## [DATASET ROWS]
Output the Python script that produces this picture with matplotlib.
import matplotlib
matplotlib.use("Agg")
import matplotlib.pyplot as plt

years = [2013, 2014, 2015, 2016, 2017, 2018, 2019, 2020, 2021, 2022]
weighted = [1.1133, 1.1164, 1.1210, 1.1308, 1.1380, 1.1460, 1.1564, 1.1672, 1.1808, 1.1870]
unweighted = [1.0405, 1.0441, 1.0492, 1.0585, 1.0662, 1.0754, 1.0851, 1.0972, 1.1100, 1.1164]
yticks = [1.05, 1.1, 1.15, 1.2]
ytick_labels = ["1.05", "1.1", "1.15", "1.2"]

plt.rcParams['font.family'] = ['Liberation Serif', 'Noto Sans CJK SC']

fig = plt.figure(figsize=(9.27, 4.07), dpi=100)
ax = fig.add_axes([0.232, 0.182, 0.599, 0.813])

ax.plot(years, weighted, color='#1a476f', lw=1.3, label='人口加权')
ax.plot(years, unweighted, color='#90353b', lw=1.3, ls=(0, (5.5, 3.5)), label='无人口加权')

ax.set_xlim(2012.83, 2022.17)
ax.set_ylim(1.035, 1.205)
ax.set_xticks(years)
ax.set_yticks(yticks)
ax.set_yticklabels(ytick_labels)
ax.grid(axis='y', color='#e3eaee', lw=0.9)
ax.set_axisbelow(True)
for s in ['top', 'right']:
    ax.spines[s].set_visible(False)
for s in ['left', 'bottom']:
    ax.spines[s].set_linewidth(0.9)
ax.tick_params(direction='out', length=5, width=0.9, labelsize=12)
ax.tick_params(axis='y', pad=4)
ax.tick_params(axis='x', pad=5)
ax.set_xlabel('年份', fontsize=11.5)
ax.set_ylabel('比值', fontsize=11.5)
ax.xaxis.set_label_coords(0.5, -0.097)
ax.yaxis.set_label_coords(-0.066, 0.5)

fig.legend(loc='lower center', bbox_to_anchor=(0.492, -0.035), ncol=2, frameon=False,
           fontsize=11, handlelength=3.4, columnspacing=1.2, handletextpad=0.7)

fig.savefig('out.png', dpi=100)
* * *
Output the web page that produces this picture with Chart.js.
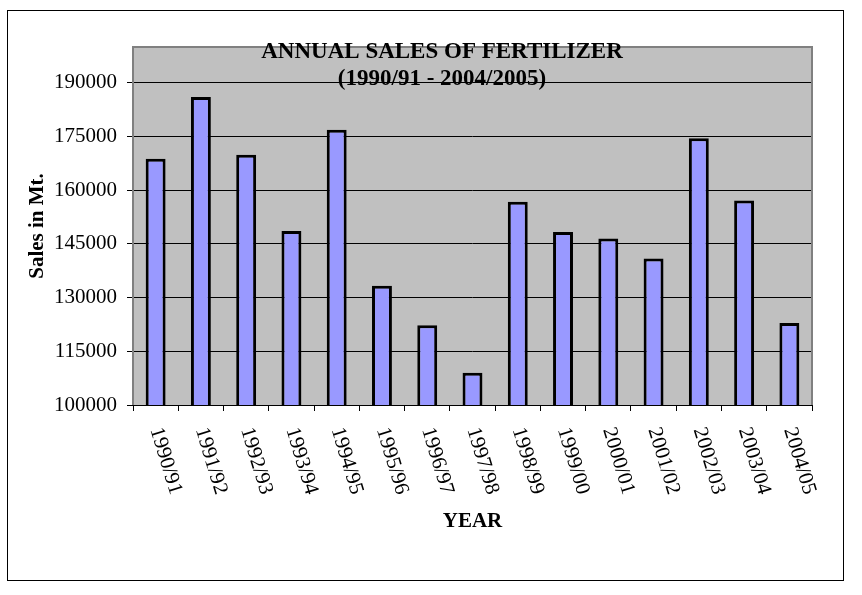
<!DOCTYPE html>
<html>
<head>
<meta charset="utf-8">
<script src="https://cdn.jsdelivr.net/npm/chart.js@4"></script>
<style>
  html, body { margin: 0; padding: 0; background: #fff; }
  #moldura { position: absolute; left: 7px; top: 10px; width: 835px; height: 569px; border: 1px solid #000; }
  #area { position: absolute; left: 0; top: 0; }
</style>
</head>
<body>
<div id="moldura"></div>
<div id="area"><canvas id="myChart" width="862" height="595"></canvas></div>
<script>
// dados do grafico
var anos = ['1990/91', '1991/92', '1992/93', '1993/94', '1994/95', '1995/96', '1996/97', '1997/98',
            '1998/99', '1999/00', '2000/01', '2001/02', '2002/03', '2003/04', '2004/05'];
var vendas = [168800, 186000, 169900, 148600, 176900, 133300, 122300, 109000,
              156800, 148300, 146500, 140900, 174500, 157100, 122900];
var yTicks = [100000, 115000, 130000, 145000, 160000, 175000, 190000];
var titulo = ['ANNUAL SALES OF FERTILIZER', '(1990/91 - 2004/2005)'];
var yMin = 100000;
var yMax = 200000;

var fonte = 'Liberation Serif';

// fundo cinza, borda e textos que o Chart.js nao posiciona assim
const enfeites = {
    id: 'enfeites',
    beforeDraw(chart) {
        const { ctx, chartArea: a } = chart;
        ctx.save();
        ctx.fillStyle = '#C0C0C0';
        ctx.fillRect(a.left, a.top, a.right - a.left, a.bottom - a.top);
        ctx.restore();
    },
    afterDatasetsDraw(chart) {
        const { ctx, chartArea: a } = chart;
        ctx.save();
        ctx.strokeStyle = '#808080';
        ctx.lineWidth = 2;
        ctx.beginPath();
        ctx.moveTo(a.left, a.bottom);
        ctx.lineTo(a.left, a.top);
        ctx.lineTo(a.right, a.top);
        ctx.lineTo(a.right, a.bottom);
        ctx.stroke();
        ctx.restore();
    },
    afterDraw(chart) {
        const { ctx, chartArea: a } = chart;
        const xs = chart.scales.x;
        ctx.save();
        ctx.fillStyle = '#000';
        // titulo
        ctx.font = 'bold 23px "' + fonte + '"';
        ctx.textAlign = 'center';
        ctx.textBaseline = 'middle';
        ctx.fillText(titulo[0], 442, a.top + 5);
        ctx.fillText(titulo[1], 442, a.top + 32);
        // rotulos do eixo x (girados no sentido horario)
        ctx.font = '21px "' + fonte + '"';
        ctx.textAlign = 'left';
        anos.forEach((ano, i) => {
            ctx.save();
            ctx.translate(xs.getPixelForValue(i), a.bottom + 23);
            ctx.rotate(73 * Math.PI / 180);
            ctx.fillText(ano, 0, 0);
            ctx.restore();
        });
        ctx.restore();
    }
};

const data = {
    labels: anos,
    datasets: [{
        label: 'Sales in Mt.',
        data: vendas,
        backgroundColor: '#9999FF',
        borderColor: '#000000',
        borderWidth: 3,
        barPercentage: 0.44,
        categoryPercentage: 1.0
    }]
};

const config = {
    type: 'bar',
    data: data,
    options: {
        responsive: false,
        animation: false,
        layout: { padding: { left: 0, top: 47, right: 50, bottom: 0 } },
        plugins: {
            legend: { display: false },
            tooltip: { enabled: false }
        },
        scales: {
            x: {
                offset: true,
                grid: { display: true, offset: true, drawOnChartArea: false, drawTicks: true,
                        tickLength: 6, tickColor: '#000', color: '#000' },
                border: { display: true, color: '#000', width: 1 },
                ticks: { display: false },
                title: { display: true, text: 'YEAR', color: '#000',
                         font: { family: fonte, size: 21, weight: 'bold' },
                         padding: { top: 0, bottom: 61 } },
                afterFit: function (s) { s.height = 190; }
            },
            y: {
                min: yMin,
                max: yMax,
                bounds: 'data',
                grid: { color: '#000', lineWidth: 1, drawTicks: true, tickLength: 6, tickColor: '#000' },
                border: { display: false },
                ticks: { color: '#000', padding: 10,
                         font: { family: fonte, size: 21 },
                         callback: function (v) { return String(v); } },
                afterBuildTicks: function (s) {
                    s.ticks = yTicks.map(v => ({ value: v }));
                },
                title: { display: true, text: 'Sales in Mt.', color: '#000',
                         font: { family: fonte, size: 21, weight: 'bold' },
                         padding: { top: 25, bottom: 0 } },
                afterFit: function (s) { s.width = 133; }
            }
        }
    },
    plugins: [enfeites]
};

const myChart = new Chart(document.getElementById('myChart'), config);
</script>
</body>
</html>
...
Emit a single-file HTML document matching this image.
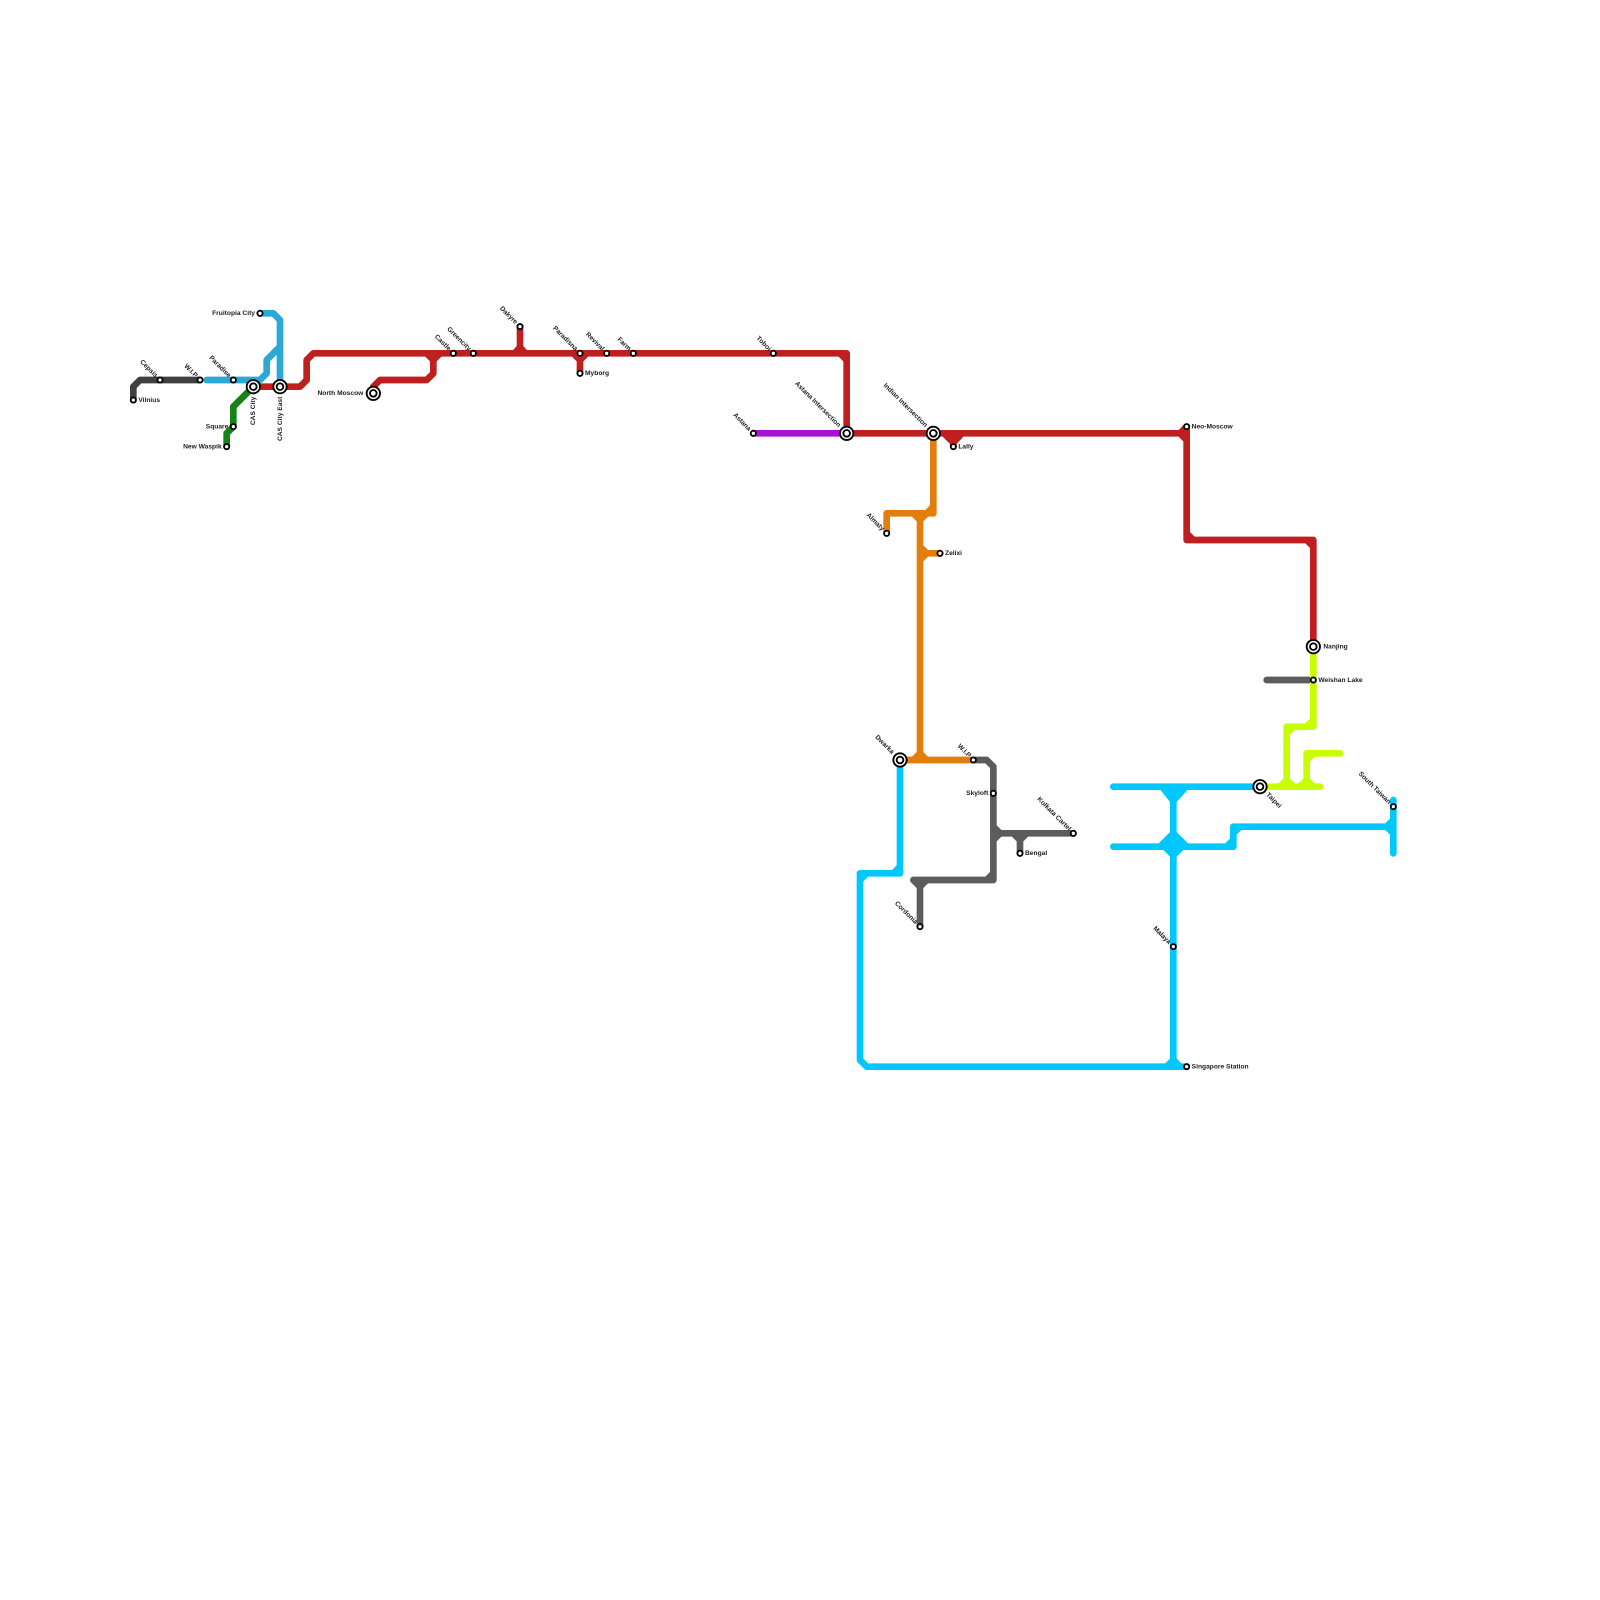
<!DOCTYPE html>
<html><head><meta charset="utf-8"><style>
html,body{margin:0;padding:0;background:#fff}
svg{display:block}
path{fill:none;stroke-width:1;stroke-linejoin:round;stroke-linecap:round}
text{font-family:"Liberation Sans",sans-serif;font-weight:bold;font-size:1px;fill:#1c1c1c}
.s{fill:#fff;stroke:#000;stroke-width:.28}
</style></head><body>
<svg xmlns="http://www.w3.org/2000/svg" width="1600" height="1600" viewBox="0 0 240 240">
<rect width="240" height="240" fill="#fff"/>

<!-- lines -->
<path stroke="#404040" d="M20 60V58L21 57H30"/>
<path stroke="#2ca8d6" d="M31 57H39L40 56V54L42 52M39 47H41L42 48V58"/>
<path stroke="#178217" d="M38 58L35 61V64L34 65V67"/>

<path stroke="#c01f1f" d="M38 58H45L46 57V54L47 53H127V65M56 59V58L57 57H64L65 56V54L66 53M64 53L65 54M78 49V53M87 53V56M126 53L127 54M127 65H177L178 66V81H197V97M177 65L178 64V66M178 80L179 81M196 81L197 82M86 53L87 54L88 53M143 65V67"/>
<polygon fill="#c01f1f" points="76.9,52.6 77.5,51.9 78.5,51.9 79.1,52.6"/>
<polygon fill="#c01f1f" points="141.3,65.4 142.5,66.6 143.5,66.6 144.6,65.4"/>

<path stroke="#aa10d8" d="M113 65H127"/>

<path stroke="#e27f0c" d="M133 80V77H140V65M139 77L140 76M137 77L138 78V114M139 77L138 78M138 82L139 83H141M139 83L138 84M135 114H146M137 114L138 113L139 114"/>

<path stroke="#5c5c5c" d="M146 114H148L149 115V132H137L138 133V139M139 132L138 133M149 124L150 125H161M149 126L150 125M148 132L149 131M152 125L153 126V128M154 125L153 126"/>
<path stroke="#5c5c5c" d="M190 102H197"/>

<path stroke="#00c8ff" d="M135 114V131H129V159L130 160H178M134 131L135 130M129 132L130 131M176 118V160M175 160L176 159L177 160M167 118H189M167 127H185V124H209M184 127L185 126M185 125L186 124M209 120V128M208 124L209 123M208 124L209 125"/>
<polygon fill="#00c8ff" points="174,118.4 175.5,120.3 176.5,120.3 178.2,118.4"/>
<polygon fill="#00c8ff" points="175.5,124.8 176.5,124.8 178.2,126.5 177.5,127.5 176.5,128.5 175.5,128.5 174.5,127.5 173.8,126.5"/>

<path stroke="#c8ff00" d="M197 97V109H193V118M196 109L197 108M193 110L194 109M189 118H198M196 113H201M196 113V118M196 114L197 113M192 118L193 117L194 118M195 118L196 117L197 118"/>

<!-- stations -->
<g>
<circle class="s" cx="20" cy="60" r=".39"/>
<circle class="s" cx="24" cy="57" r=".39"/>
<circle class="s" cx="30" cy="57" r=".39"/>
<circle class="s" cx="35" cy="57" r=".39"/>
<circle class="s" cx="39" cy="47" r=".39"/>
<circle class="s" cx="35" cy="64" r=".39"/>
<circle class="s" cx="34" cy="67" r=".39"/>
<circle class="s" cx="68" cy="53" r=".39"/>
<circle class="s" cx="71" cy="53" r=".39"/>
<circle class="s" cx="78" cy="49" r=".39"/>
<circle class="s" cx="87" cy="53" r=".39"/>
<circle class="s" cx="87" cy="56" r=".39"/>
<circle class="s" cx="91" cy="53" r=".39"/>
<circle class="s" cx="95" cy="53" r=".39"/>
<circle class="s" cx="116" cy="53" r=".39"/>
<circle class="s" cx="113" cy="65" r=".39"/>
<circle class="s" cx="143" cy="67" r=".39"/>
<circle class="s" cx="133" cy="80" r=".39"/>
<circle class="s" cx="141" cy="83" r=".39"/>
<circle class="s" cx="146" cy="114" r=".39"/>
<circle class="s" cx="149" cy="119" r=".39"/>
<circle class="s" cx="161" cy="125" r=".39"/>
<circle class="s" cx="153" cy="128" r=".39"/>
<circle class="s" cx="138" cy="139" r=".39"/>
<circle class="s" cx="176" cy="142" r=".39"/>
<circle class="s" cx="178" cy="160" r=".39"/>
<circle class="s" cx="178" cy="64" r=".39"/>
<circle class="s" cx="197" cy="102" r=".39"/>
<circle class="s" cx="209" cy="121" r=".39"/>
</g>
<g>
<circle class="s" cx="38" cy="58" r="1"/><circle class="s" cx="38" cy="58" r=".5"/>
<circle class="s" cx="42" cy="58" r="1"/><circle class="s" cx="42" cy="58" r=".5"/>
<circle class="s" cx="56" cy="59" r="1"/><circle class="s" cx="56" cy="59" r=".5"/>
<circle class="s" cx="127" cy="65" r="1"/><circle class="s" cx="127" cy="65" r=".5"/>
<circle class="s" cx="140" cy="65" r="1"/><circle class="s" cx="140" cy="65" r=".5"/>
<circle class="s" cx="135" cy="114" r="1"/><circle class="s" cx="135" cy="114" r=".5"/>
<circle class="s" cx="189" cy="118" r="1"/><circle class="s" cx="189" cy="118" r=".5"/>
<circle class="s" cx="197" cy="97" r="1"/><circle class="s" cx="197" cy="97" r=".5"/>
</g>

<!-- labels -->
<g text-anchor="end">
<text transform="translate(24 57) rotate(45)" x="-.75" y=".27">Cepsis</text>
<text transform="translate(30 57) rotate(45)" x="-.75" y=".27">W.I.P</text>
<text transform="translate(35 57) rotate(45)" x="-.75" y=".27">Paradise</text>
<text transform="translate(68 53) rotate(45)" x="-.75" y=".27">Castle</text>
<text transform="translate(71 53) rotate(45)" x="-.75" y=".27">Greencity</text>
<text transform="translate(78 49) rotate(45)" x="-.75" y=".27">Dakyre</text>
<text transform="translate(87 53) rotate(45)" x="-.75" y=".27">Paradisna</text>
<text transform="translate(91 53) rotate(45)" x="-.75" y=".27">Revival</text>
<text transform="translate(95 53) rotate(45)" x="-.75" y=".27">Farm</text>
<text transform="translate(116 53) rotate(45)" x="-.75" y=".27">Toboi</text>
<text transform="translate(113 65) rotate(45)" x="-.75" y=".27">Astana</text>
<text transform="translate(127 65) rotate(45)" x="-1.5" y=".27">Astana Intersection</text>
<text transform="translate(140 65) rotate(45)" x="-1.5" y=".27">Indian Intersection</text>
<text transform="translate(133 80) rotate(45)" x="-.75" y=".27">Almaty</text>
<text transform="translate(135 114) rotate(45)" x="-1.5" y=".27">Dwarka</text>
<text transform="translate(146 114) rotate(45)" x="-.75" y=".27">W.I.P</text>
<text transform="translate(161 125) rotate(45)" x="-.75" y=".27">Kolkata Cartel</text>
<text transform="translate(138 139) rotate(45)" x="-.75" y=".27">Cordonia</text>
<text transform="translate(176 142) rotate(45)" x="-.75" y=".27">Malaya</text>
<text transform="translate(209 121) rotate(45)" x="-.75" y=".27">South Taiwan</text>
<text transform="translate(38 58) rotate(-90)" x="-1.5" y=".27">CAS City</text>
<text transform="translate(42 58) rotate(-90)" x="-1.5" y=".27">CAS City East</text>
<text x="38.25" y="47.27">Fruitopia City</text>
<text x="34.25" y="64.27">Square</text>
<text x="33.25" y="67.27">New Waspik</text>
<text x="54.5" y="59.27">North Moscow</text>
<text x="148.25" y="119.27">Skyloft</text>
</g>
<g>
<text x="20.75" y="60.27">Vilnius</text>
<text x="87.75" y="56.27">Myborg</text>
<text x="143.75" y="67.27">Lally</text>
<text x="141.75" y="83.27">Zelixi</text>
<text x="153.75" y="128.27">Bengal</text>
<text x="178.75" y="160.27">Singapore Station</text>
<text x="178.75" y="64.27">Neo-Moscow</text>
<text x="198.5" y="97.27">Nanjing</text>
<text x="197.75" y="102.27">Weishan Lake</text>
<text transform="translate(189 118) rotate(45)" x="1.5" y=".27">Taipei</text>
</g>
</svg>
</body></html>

## [SHORT EXERCISE]
From the records above, copy out the line with "Output the Python", the line with "fig.savefig('out.png', dpi=100)", and every line between them, word for word.

## [TASK SOLUTION]
Output the Python script that produces this picture with matplotlib.
import matplotlib
matplotlib.use("Agg")
import matplotlib.pyplot as plt

years = [2013, 2014, 2015, 2016, 2017, 2018, 2019, 2020, 2021, 2022]
weighted = [1.1133, 1.1164, 1.1210, 1.1308, 1.1380, 1.1460, 1.1564, 1.1672, 1.1808, 1.1870]
unweighted = [1.0405, 1.0441, 1.0492, 1.0585, 1.0662, 1.0754, 1.0851, 1.0972, 1.1100, 1.1164]
yticks = [1.05, 1.1, 1.15, 1.2]
ytick_labels = ["1.05", "1.1", "1.15", "1.2"]

plt.rcParams['font.family'] = ['Liberation Serif', 'Noto Sans CJK SC']

fig = plt.figure(figsize=(9.27, 4.07), dpi=100)
ax = fig.add_axes([0.232, 0.182, 0.599, 0.813])

ax.plot(years, weighted, color='#1a476f', lw=1.3, label='人口加权')
ax.plot(years, unweighted, color='#90353b', lw=1.3, ls=(0, (5.5, 3.5)), label='无人口加权')

ax.set_xlim(2012.83, 2022.17)
ax.set_ylim(1.035, 1.205)
ax.set_xticks(years)
ax.set_yticks(yticks)
ax.set_yticklabels(ytick_labels)
ax.grid(axis='y', color='#e3eaee', lw=0.9)
ax.set_axisbelow(True)
for s in ['top', 'right']:
    ax.spines[s].set_visible(False)
for s in ['left', 'bottom']:
    ax.spines[s].set_linewidth(0.9)
ax.tick_params(direction='out', length=5, width=0.9, labelsize=12)
ax.tick_params(axis='y', pad=4)
ax.tick_params(axis='x', pad=5)
ax.set_xlabel('年份', fontsize=11.5)
ax.set_ylabel('比值', fontsize=11.5)
ax.xaxis.set_label_coords(0.5, -0.097)
ax.yaxis.set_label_coords(-0.066, 0.5)

fig.legend(loc='lower center', bbox_to_anchor=(0.492, -0.035), ncol=2, frameon=False,
           fontsize=11, handlelength=3.4, columnspacing=1.2, handletextpad=0.7)

fig.savefig('out.png', dpi=100)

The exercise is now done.